Berginia and Yellow Twig Dogwood Heatherwood Winter
The deep reddish purple winter color of the bergenia provides a striking contrast to the yellow winter color of the yellow twig dogwood. In the spring the Bergenia turns to a deep green as it prepares for its deep pink flowers. Spring brings green leaves and white delicate flowers to the dogwood. Over time we plan to add various ground covers to provide additional color and texture contrasts.
Dwarf Blue Spruce and Ice Plant Heatherwood Winter
We are now in the middle of winter. The temperatures are down in the 20’s and it is snowing again. My mind goes back to last weekend and the almost tropical weather (in the 40’s & 50’s) we were having. We had just completed marking out locations for trees and shrubs that we plan to add to the Japanese-style segment of the garden. We are ordering plants now for our spring project. Planting should start in about another month and a half.
Winter color is scattered across various parts of our Heatherwood garden. In one corner of the garden, we have a small planting area of dwarf conifers. Between the conifers we have added various ground covers. This image shows the contrasting colors of the dwarf blue spruce and the red winter color of the ice plants. In the spring, the ice plants turn to a light yellow-green tone providing a different striking contrast to the spruce’s blue.
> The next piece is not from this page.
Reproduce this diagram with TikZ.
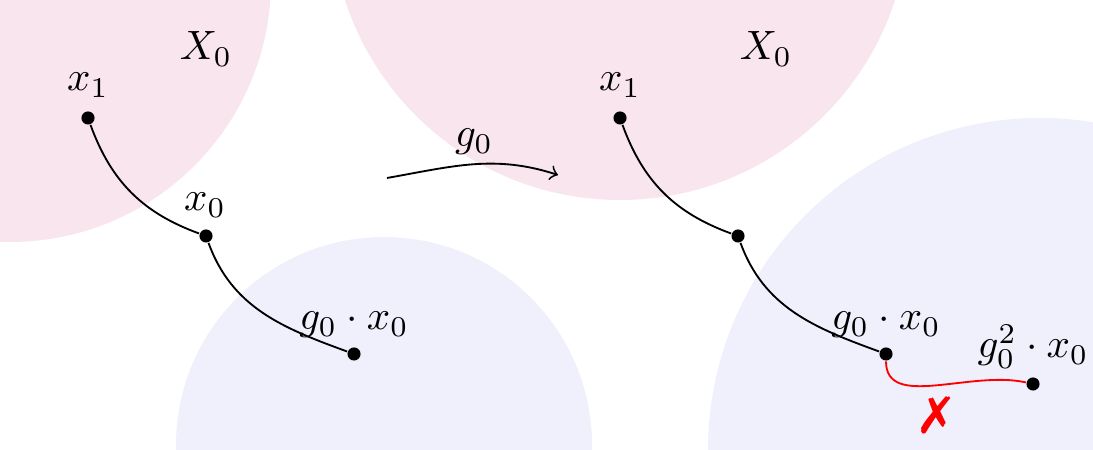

Just before the arctic blast is suppose to hit us, our witch hazels are blooming. Over the years, witch hazels have been the harbinger of the coming spring in our winter gardens. We planted our first witch hazels in our Woodinville, WA garden. They were planted them later in the spring after their blooms had been replaced by leaves. I didn’t know what to expect the next winter, but in late January we were pleasantly surprised by the little fragile blooms. When we lived in the Philadelphia area, we frequently made the adventure down to Longwood Gardens to see and photograph the displays of large (10 foot) yellow, orange, and red witch hazels. Here at Heatherwood, we planted six Diane and Jelena witch hazels last spring and are enjoying their first winter bloom now. Our little guys are only 12-18 inches tall. They look a little lonely in the large open planting areas. Looking back on the Longwood Garden specimens, I can visualize the beauty in which they will grace our winter garden as they mature.